THE demonstration outside Parliament on Monday was not, for once, about Brexit.

Teaching children as young as five about different relationships was the theme this time and protesters were not happy.

Their point was that it will be mandatory; more nanny-state, from 2020.

Health and sex education will also be compulsory, although the latter will only be taught at secondary level.

Parents retain the right to remove their children from classes until they are 15, although they will need to explain their reasons.

After 15, at least one term of sex education will be compulsory.

Clearly, being taught about health and the danger of the internet are not particularly contentious, however parents worry that their children could be prematurely sexualised by some of the material.

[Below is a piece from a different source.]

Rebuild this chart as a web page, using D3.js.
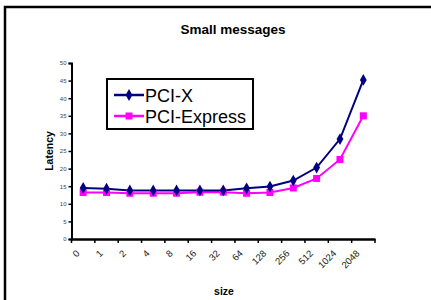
<!DOCTYPE html>
<html><head><meta charset="utf-8">
<script src="https://cdn.jsdelivr.net/npm/d3@7"></script>
<style>body{margin:0;background:#fff}svg{display:block}text{font-family:Arial,"Liberation Sans",sans-serif}</style>
</head><body><svg id="c" width="431" height="300"></svg>
<script>
const categories = ["0","1","2","4","8","16","32","64","128","256","512","1024","2048"];
const pciX = [14.5,14.3,13.8,13.8,13.8,13.8,13.8,14.4,14.9,16.6,20.3,28.4,45.2];
const pciExpress = [13.2,13.2,13.0,13.0,13.0,13.3,13.3,13.0,13.2,14.5,17.2,22.6,35.0];
const yTicks = [0,5,10,15,20,25,30,35,40,45,50];
const seriesNames = ["PCI-X","PCI-Express"];

const svg = d3.select("#c");
svg.append("rect").attr("x",5).attr("y",7).attr("width",440).attr("height",310)
  .attr("fill","none").attr("stroke","#000").attr("stroke-width",2.5);

const x = d3.scaleBand().domain(categories).range([71.5,375]);
const y = d3.scaleLinear().domain([0,50]).range([239,63]);

// title
svg.append("text").attr("x",233).attr("y",34).attr("text-anchor","middle")
  .attr("font-size",13.5).attr("font-weight","bold").text("Small messages");

// y axis
const ya = svg.append("g").attr("transform","translate(71.5,0)")
  .call(d3.axisLeft(y).tickValues(yTicks).tickSize(3).tickPadding(2));
ya.select(".domain").attr("stroke","#000").attr("stroke-width",2);
ya.selectAll(".tick line").attr("stroke-width",1.5);
ya.selectAll("text").attr("font-size",6).attr("fill","#444");

// x axis
const xa = svg.append("g").attr("transform","translate(0,239)")
  .call(d3.axisBottom(x).tickSize(0).tickFormat(""));
xa.select(".domain").attr("stroke","#000").attr("stroke-width",2.5);
const bounds = categories.map(c=>x(c)).concat([x.range()[1]]);
xa.selectAll(".bt").data(bounds).enter().append("line").attr("class","bt")
  .attr("x1",d=>d).attr("x2",d=>d).attr("y1",0).attr("y2",4)
  .attr("stroke","#000").attr("stroke-width",1.5);
xa.selectAll(".xl").data(categories).enter().append("text").attr("class","xl")
  .attr("transform",d=>`translate(${x(d)+x.bandwidth()/2-3},${15}) rotate(-45)`)
  .attr("text-anchor","end").attr("font-size",9.5).attr("fill","#222").text(d=>d);

// axis titles
svg.append("text").attr("transform","translate(53,151) rotate(-90)")
  .attr("text-anchor","middle").attr("font-size",10.5).attr("font-weight","bold").text("Latency");
svg.append("text").attr("x",224).attr("y",295).attr("text-anchor","middle")
  .attr("font-size",10.5).attr("font-weight","bold").text("size");

const cx = c => x(c)+x.bandwidth()/2;
const line = d3.line().x((d,i)=>cx(categories[i])).y(d=>y(d));
const colors = ["#000080","#ff00ff"];
const diamond = d3.symbol().type(d3.symbolDiamond).size(40);

svg.append("path").datum(pciExpress).attr("d",line).attr("fill","none")
  .attr("stroke",colors[1]).attr("stroke-width",2);
svg.append("path").datum(pciX).attr("d",line).attr("fill","none")
  .attr("stroke",colors[0]).attr("stroke-width",2);
svg.selectAll(".pe").data(pciExpress).enter().append("rect").attr("class","pe")
  .attr("x",(d,i)=>cx(categories[i])-3.5).attr("y",d=>y(d)-3.5)
  .attr("width",7).attr("height",7).attr("fill",colors[1]);
svg.selectAll(".px").data(pciX).enter().append("path").attr("class","px")
  .attr("d",diamond).attr("transform",(d,i)=>`translate(${cx(categories[i])},${y(d)})`)
  .attr("fill",colors[0]);

// legend
const lg = svg.append("g");
lg.append("rect").attr("x",107).attr("y",79).attr("width",146).attr("height",50)
  .attr("fill","#fff").attr("stroke","#000").attr("stroke-width",2);
seriesNames.forEach((n,i)=>{
  const ly = 95 + i*21;
  lg.append("line").attr("x1",114).attr("x2",144).attr("y1",ly).attr("y2",ly)
    .attr("stroke",colors[i]).attr("stroke-width",2.5);
  if(i===0) lg.append("path").attr("d",diamond).attr("transform",`translate(129,${ly})`).attr("fill",colors[0]);
  else lg.append("rect").attr("x",125.5).attr("y",ly-3.5).attr("width",7).attr("height",7).attr("fill",colors[1]);
  lg.append("text").attr("x",145).attr("y",ly+6.5).attr("font-size",18).text(n);
});
</script></body></html>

The profile of this debate was raised by a petition signed by 106,000 objectors.

They believe the Government is appropriating parents’ rights to bring up their own children and these are not matters for the school curriculum.

Many hold firm religious beliefs and, until now, those in faith schools have not been forced to teach these subjects.

I can see how parents of young children, in particular, may see this imposition as something that does not fit with their own values and traditions.

It’s the mandatory nature of these reforms that grate, although some would argue, I’m sure, that this is the mark of a tolerant society.

Personally, I have always been cautious of compulsion, which can have the opposite effect.

The Department for Education insists there was overwhelming demand for these lessons.

However, as the petition’s shown, that demand is not unanimous, and any Government must tread warily when it comes to people’s personal beliefs.